Thursday, October 7, 2010

Book Review - Imagining India

Imagining India by Nandan Nilekani: This book is a little over 500 pages, written by Infosys co-founder and former CEO. My six year olds were asking me how long I could read so many pages, and how long I'd take to finish - turned out it only took me a couple of days to finish cover to cover! That was because, much of the book was history of India, more of visualizing the past as opposed to imagining the future. Roughly 75% of the book presents policies, politics, population and problems from Nehru's time - corruption, inefficiency, bureaucracy, caste, religious and regional politics - stuff that people have experienced first hand, or have read in other books, so it was easy to breeze through. A few insights were useful, but most seemed shallow. The author says India's demography is young and Infosys average age is 27 years old - but I am not sure we can connect the two. In fact, I have seen Infosys job advertisements clearly asking for Date of Birth along with resume, so it may just be due to plain age discrimination!
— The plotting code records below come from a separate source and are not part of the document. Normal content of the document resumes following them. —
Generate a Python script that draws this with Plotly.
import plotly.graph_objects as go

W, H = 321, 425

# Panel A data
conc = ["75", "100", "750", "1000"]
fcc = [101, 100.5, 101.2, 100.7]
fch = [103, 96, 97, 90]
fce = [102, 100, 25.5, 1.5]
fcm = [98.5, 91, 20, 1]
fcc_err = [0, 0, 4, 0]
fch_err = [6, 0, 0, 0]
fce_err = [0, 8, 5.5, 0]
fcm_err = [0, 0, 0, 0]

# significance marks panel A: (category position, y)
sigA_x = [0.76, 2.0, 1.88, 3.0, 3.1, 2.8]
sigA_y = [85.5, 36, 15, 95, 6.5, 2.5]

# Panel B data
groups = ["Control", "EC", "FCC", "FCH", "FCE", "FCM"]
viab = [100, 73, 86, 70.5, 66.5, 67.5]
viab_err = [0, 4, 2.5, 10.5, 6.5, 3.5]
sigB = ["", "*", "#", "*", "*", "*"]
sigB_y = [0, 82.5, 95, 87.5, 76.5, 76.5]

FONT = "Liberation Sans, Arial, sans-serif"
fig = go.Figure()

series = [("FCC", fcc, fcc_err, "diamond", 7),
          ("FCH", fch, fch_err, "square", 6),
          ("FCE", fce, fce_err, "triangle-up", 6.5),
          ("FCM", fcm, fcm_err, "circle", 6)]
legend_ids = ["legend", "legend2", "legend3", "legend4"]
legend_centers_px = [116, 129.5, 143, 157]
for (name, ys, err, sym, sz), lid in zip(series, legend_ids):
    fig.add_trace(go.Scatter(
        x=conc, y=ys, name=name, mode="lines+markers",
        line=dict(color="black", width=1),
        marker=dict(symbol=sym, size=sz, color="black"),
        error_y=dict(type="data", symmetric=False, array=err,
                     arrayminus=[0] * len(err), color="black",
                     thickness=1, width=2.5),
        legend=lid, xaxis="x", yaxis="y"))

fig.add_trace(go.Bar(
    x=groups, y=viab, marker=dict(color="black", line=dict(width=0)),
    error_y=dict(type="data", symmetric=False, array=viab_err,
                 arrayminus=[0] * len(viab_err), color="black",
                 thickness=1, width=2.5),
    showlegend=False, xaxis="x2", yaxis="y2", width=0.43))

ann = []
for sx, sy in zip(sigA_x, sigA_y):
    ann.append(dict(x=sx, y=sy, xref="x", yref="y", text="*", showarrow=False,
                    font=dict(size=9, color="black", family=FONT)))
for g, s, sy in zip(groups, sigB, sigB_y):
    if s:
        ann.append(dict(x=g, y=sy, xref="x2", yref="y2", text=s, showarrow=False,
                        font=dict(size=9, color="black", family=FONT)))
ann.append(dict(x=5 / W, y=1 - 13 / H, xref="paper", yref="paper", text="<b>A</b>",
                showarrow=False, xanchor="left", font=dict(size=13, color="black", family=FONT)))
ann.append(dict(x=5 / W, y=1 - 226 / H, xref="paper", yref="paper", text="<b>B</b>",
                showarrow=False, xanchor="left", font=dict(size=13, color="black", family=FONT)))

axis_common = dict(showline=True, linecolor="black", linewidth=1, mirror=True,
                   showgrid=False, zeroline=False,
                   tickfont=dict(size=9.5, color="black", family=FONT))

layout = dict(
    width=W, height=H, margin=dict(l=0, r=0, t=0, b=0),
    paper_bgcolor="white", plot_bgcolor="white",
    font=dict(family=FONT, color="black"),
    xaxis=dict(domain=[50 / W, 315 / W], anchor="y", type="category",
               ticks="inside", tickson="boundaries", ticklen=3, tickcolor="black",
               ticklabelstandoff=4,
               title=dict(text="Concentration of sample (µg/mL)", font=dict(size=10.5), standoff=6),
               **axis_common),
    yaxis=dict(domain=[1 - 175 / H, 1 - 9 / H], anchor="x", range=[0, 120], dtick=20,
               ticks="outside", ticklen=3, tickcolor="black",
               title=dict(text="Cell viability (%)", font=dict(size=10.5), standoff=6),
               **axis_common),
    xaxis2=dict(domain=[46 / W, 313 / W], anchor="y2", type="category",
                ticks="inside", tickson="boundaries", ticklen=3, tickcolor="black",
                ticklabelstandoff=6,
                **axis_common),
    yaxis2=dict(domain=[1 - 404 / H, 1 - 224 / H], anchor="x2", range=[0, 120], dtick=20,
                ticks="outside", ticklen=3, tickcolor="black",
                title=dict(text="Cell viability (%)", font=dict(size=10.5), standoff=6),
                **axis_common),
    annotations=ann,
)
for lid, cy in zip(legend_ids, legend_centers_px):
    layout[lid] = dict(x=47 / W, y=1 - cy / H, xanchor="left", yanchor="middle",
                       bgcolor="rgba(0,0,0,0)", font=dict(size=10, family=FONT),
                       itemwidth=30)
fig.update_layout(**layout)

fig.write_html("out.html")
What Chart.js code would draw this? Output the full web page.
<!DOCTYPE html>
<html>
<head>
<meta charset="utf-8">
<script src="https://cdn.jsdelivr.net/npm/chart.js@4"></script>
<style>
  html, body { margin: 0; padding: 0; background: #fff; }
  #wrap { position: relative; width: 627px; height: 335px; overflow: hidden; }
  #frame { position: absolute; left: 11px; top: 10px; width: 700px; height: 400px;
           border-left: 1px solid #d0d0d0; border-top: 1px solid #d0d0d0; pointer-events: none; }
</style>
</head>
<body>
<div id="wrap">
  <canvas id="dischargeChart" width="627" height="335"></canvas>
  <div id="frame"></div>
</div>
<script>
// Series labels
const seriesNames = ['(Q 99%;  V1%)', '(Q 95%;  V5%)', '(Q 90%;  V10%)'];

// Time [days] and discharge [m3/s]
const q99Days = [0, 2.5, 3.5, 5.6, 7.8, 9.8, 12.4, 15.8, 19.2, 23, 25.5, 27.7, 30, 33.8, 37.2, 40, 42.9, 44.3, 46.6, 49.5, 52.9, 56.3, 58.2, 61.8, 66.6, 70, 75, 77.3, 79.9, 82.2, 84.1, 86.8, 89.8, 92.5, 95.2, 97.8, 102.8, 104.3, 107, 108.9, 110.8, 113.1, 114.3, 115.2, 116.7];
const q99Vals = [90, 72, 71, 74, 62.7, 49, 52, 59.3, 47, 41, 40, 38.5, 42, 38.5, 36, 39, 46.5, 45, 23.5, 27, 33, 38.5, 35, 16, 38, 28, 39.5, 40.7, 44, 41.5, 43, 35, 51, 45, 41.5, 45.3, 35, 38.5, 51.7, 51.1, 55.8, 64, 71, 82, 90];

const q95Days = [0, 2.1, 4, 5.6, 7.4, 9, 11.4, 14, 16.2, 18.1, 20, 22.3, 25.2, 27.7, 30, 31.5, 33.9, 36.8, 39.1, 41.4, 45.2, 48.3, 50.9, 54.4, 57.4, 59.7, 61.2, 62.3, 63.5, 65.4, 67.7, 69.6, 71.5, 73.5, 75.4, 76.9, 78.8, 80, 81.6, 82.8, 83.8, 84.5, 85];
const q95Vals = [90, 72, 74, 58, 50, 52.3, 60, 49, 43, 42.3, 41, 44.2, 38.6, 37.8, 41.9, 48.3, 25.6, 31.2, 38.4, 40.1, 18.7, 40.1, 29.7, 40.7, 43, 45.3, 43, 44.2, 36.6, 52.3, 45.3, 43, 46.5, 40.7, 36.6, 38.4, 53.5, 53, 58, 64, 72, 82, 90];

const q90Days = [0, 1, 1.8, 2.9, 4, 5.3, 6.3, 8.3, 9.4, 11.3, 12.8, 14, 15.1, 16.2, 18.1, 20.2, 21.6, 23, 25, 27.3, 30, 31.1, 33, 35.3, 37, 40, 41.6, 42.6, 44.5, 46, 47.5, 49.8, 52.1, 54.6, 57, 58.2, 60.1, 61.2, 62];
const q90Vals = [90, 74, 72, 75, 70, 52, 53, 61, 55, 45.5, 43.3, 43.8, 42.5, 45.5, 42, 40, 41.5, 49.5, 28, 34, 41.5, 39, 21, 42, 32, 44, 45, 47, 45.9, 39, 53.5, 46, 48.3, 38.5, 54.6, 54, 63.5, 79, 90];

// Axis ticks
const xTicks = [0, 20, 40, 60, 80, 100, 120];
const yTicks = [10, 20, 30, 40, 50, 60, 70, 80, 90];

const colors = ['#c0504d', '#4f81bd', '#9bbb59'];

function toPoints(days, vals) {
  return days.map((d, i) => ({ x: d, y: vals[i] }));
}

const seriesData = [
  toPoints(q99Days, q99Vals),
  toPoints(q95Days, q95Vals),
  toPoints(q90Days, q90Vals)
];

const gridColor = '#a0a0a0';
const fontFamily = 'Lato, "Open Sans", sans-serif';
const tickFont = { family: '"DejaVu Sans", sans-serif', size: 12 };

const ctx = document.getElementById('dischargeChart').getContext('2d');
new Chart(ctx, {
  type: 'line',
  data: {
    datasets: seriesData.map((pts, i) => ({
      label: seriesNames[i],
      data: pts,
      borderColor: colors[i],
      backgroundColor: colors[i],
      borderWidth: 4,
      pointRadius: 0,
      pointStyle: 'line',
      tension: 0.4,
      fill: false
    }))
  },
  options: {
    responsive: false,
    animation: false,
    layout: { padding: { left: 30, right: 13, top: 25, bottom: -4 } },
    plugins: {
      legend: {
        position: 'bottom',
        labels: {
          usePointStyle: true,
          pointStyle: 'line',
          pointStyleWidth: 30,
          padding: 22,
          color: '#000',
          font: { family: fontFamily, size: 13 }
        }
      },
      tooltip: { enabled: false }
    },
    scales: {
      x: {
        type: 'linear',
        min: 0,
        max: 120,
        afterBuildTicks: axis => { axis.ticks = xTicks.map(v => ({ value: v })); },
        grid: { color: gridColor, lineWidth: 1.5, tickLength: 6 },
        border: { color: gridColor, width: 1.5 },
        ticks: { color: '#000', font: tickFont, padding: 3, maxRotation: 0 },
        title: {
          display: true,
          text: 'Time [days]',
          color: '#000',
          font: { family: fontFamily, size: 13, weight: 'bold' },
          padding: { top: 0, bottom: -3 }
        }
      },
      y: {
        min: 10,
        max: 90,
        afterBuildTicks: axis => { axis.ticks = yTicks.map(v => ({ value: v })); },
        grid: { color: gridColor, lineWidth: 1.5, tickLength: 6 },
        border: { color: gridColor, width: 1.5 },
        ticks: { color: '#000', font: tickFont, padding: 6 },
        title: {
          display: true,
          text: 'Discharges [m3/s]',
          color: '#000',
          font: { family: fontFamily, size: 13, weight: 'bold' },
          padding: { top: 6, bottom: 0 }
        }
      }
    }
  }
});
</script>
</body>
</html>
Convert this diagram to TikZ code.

Another place the book echoes the conventional notions that caste purity and pollution as silly and child marriages as evil - definitely true in today's context, but mention of why they came about would help set right context why we can imagine doing without it (like, fear of disease, control of natural resources for caste discrimination, low average life expectancy (35 years in 1947) forcing early marriages). The remaining 25% talks about the need to change many things - primary and higher education, health care, social security etc. I felt legal reforms, basic ethics, habits, traffic sense were left out. Some solutions are presented from experts, experiments and experiences in India and abroad, like how Information Technology (IT) will increase transparency, reduce corruption, why US type social security won't work, as well as his pet idea of Universal ID for every Indian. However, I felt it lacked the punch that an economist or politician from years of experience would have delivered!